Map of APEC countries.
China has proposed a new ‘free trade’ agreement that is being backed by 20 other countries, including Canada.
The International Business Times reports, “The move was announced by Chinese President Xi Jinping during his closing remarks at an Asia-Pacific Economic Co-operation (APEC) summit [in Beijing]… APEC members have agreed to launch a two-year study into the feasibility of the Free Trade Area of the Asia-Pacific (FTAAP) which APEC says will ‘contribute significantly to regional economic integration, sustained growth and common prosperity in the Asia-Pacific region’.”
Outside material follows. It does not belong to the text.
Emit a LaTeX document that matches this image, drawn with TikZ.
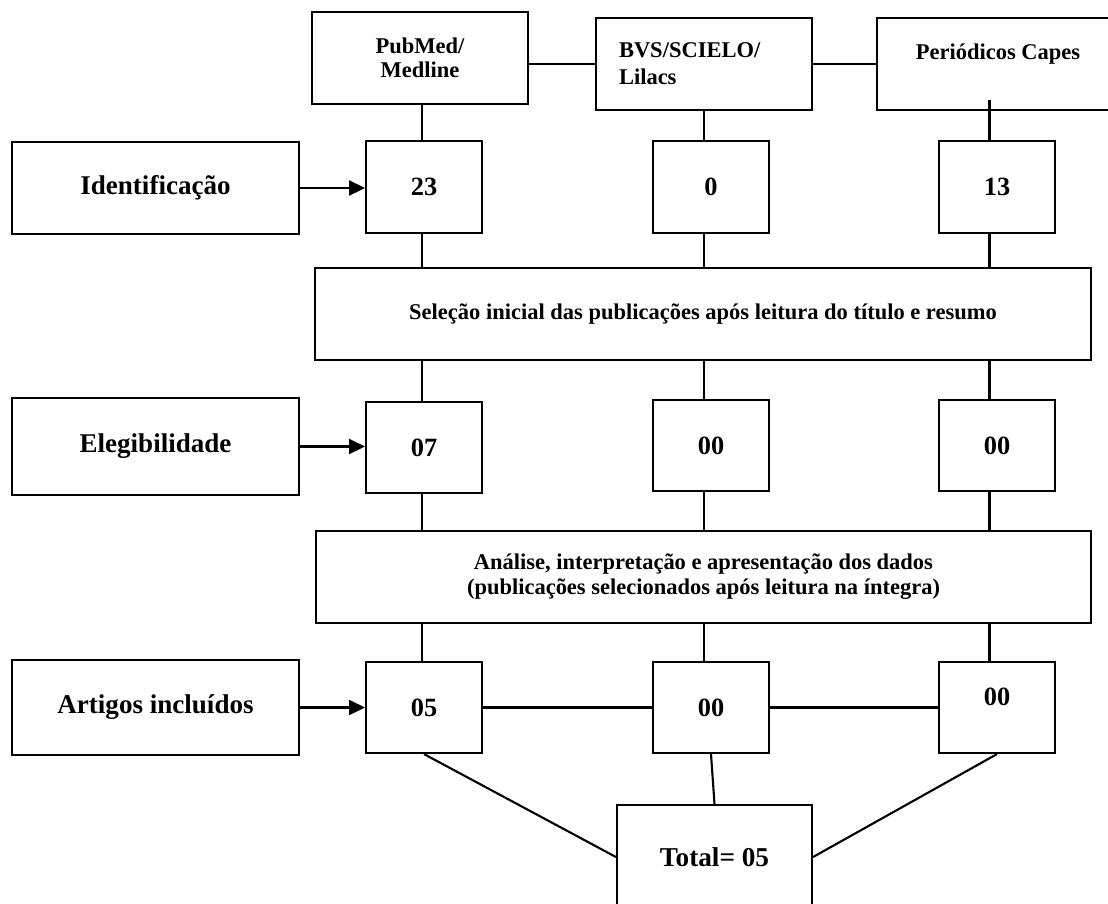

The 21-country FTAAP is seen as competition to the US-backed 12-country Trans Pacific Partnership (TPP), which is very likely now to miss its year end deadline to complete negotiations. The Guardian comments, “The FTAAP would build on other initiatives including the smaller US-backed Trans-Pacific Partnership, but China’s firm advocacy of the plan over TPP has added to Sino-US trade rivalry. …Some Chinese analysts and state media have framed the TPP as an attempt to check Beijing’s growing economic clout – allegations Washington dismisses.”
As noted above, a strategic study on what the FTAAP could involve is to be presented to APEC leaders within two years (likely at the November 2016 APEC summit in Lima, Peru). A target date to complete the negotiations has been set for 2025. Given the last APEC summit in Canada was the infamous sprAyPEC in Vancouver in 1997, the next APEC summit in Canada will likely be in 2018, potentially at a key time in the FTAAP talks.
On September 12, the Harper government ratified the Canada-China Foreign Investment Promotion and Protection Agreement (FIPA). It came into effect on October 1. Council of Canadians trade campaigner Scott Harris has written that in ratifying FIPA the Harper government ignored “widespread public opposition, parliamentary opposition from the NDP, Greens and even lukewarm Liberal criticism, an ongoing First Nations legal challenge, and even division at its own cabinet table and grassroots membership…”
In 2010, China proposed negotiating a Canada-China Free Trade Agreement.